The Canucks have a busy upcoming week that sees them play four games, three of which are on the road. The team will kick off its three game road swing Monday in St. Louis facing a Blues team that has been decimated by injury recently. The Blues remain a very good home team, injuries or not, and the Canucks will have to be sharp to extend their season long three game road winning streak. Following the St. Louis game the Canucks will meet with the Red Wings on Wednesday in a game that could very well be for first place in the Western Conference. Detroit currently leads the conference, but the Canucks are nipping at their heels only four points behind and having played two fewer games. The Wings have struggled a bit (by their lofty standards) recently and will be looking to get back on track in what will prove to be a measuring stick game for both teams. Columbus will play host to Vancouver the following night looking for revenge after the Canucks victory over the Blue Jackets last Wednesday. The final game of the week sees the Canucks return home for a Boxing Day matchup against the young Oilers. The Canucks own two victories in two games against the Oilers this season, however both were one goal games. The Canucks will look to extend their current three game winning streak into the holiday, and if they can, could find themselves with a Christmas present of sitting first in the conference.

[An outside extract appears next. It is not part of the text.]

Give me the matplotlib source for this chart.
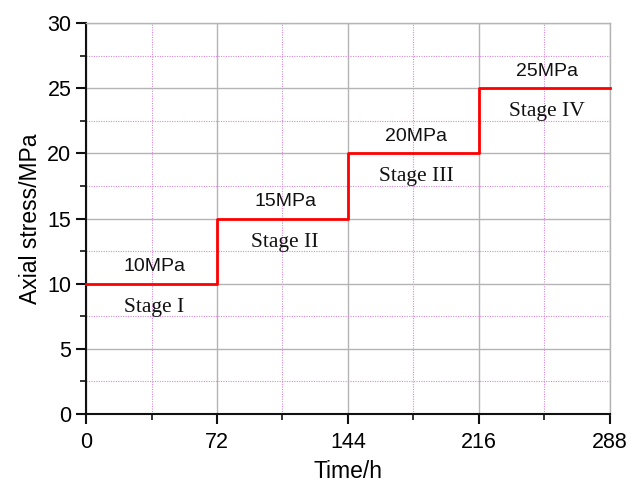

Game of the Week: Wednesday @ Detroit. This game could easily be a battle for first in the Western Conference. Perennial power Detroit is showing that age doesn’t matter when you’ve got the talent that they boast, while Vancouver is looking to navigate uncharted territory as the team has never finished first in the Western Conference.
Player to Watch: Ryan Kesler. Notching his first career hat trick last week, Kesler has been the Canucks player over the month of December. He currently is on pace for a 40 goal season and is as good as ever defensively.